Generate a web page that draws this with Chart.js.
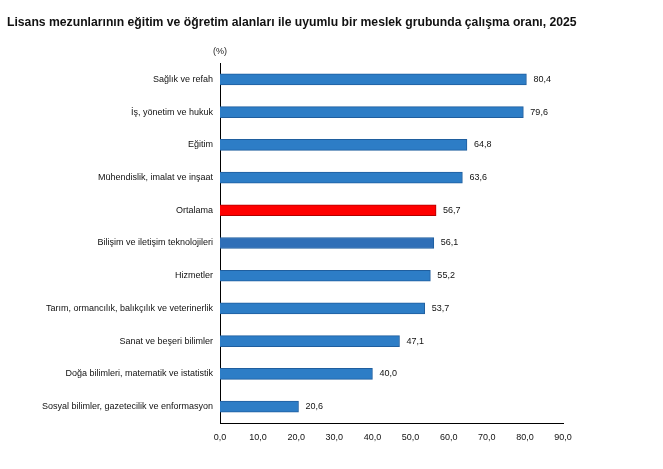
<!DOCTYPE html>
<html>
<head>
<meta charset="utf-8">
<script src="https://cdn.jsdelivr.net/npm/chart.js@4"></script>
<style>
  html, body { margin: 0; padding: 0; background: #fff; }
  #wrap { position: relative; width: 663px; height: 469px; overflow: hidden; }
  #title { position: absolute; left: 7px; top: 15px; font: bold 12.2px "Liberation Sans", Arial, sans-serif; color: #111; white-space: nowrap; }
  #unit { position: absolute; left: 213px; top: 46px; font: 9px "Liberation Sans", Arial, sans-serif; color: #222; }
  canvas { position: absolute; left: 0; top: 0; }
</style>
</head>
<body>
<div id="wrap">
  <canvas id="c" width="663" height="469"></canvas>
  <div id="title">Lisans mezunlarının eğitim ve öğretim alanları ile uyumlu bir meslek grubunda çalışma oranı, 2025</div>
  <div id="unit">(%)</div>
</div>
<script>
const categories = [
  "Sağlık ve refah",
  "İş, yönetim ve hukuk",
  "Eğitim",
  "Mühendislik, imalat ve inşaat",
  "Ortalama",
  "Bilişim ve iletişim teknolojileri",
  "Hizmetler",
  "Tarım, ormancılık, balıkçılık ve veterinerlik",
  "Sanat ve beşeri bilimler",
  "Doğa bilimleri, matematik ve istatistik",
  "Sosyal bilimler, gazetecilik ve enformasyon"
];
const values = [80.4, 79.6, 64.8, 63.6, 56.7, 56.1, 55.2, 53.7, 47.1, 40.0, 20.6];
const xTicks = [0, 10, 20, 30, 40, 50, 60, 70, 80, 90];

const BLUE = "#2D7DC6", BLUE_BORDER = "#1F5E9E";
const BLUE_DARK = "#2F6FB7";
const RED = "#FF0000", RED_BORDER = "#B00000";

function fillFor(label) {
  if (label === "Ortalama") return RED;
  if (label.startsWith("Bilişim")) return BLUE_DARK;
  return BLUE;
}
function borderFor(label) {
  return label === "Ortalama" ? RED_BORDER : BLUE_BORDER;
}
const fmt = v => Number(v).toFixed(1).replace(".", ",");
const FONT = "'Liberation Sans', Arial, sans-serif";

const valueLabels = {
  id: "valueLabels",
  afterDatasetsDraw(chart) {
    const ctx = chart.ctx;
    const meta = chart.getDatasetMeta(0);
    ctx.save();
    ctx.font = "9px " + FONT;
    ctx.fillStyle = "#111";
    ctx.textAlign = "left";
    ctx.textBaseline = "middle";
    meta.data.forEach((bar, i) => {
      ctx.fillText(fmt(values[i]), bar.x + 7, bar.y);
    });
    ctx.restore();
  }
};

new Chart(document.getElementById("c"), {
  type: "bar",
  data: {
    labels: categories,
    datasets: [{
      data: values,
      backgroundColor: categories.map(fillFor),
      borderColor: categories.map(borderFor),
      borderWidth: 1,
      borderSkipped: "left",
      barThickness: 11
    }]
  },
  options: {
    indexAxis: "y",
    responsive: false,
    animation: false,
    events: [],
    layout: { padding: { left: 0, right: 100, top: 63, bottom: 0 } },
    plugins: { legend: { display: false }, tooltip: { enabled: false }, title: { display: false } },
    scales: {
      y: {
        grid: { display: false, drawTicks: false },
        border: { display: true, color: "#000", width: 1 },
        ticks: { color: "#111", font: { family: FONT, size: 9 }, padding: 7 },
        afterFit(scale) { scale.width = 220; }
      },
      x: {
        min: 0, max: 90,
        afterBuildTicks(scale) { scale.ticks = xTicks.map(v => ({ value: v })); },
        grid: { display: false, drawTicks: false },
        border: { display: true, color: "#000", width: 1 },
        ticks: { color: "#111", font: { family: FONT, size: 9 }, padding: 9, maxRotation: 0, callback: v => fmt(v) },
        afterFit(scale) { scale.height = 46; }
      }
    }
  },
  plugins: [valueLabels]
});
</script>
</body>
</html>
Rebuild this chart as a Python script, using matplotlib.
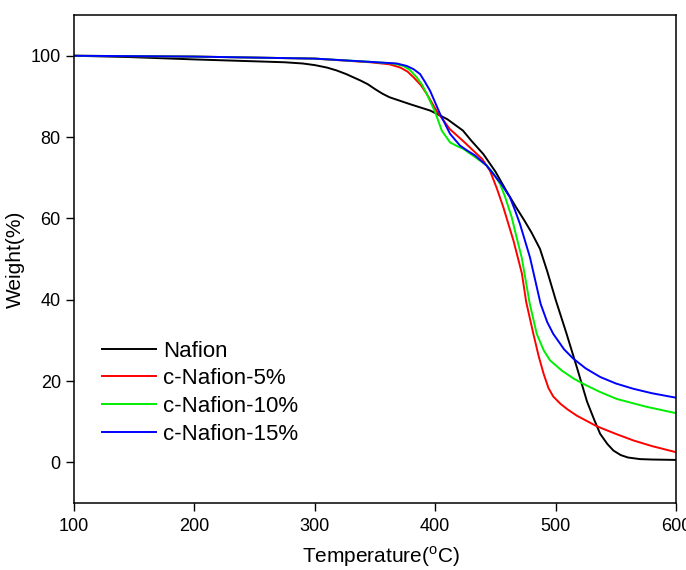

▸ **DO THIS**
Go back to the records above and write them out exactly, without the pictures.

▸ **CORRECT RESPONSE**
Generate a web page that draws this with Chart.js.
<!DOCTYPE html>
<html>
<head>
<meta charset="utf-8">
<script src="https://cdn.jsdelivr.net/npm/chart.js@4"></script>
<style>
  html, body { margin: 0; padding: 0; background: #fff; }
  #wrap { position: relative; width: 663px; height: 469px; overflow: hidden; }
  #title { position: absolute; left: 7px; top: 15px; font: bold 12.2px "Liberation Sans", Arial, sans-serif; color: #111; white-space: nowrap; }
  #unit { position: absolute; left: 213px; top: 46px; font: 9px "Liberation Sans", Arial, sans-serif; color: #222; }
  canvas { position: absolute; left: 0; top: 0; }
</style>
</head>
<body>
<div id="wrap">
  <canvas id="c" width="663" height="469"></canvas>
  <div id="title">Lisans mezunlarının eğitim ve öğretim alanları ile uyumlu bir meslek grubunda çalışma oranı, 2025</div>
  <div id="unit">(%)</div>
</div>
<script>
const categories = [
  "Sağlık ve refah",
  "İş, yönetim ve hukuk",
  "Eğitim",
  "Mühendislik, imalat ve inşaat",
  "Ortalama",
  "Bilişim ve iletişim teknolojileri",
  "Hizmetler",
  "Tarım, ormancılık, balıkçılık ve veterinerlik",
  "Sanat ve beşeri bilimler",
  "Doğa bilimleri, matematik ve istatistik",
  "Sosyal bilimler, gazetecilik ve enformasyon"
];
const values = [80.4, 79.6, 64.8, 63.6, 56.7, 56.1, 55.2, 53.7, 47.1, 40.0, 20.6];
const xTicks = [0, 10, 20, 30, 40, 50, 60, 70, 80, 90];

const BLUE = "#2D7DC6", BLUE_BORDER = "#1F5E9E";
const BLUE_DARK = "#2F6FB7";
const RED = "#FF0000", RED_BORDER = "#B00000";

function fillFor(label) {
  if (label === "Ortalama") return RED;
  if (label.startsWith("Bilişim")) return BLUE_DARK;
  return BLUE;
}
function borderFor(label) {
  return label === "Ortalama" ? RED_BORDER : BLUE_BORDER;
}
const fmt = v => Number(v).toFixed(1).replace(".", ",");
const FONT = "'Liberation Sans', Arial, sans-serif";

const valueLabels = {
  id: "valueLabels",
  afterDatasetsDraw(chart) {
    const ctx = chart.ctx;
    const meta = chart.getDatasetMeta(0);
    ctx.save();
    ctx.font = "9px " + FONT;
    ctx.fillStyle = "#111";
    ctx.textAlign = "left";
    ctx.textBaseline = "middle";
    meta.data.forEach((bar, i) => {
      ctx.fillText(fmt(values[i]), bar.x + 7, bar.y);
    });
    ctx.restore();
  }
};

new Chart(document.getElementById("c"), {
  type: "bar",
  data: {
    labels: categories,
    datasets: [{
      data: values,
      backgroundColor: categories.map(fillFor),
      borderColor: categories.map(borderFor),
      borderWidth: 1,
      borderSkipped: "left",
      barThickness: 11
    }]
  },
  options: {
    indexAxis: "y",
    responsive: false,
    animation: false,
    events: [],
    layout: { padding: { left: 0, right: 100, top: 63, bottom: 0 } },
    plugins: { legend: { display: false }, tooltip: { enabled: false }, title: { display: false } },
    scales: {
      y: {
        grid: { display: false, drawTicks: false },
        border: { display: true, color: "#000", width: 1 },
        ticks: { color: "#111", font: { family: FONT, size: 9 }, padding: 7 },
        afterFit(scale) { scale.width = 220; }
      },
      x: {
        min: 0, max: 90,
        afterBuildTicks(scale) { scale.ticks = xTicks.map(v => ({ value: v })); },
        grid: { display: false, drawTicks: false },
        border: { display: true, color: "#000", width: 1 },
        ticks: { color: "#111", font: { family: FONT, size: 9 }, padding: 9, maxRotation: 0, callback: v => fmt(v) },
        afterFit(scale) { scale.height = 46; }
      }
    }
  },
  plugins: [valueLabels]
});
</script>
</body>
</html>
Rebuild this chart as a Python script, using matplotlib.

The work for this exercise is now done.